Costa is unable to distinguish the relative importance of this life
cycle price effect from the income effect she focuses on in her work
because the Union Army pension and the census data are cross sections.
This is less a criticism of her empirical work than of the inferences
she draws from it with respect to the importance of social security
policy on the retirement age of older workers and how future policy
changes may impact labor supply.
Costa's Census-based analyses end in 1990, too early to pick
up the end of the long trend in earlier retirement that occurred in
1985. Since 1985, the labor force participation rates of older men in
the age ranges she considers have remained constant or increased. While
the evidence is far from conclusive, it appears that this shift has been
caused, at least to some degree, by reducing the age-related price
effects in Social Security.
My reading of the evidence suggests that retirement behavior is
likely to be symmetrical. Government policies in the United States have
had a major long-run impact on the ages over which leisure is consumed.
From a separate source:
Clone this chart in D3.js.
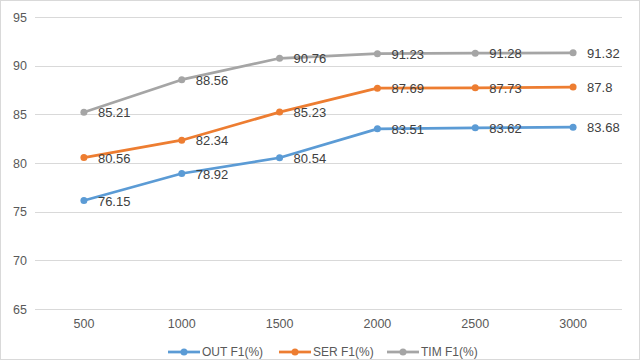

When this is added to the facts that male workers reaching age 62 in the
21st century will be far healthier and have longer life expectancies and
greater levels of human capital than previous generations, I am more
convinced than Costa appears to be by her evidence in her final chapter
that these men would substantially increase their work effort in the
absence of Social Security and private pension incentives to retire at
62.
Despite these caveats, I highly recommend this book to anyone
interested in the influence of government programs on retirement
behavior. For those who have not read the major journal articles on
which the book is based, it is a useful introduction to them. For those
who have, the book puts this earlier work into a broader context that
more fully explains the forces behind the evolution of retirement in the
United States over the 20th century and how retirement behavior is
likely to change over the next century.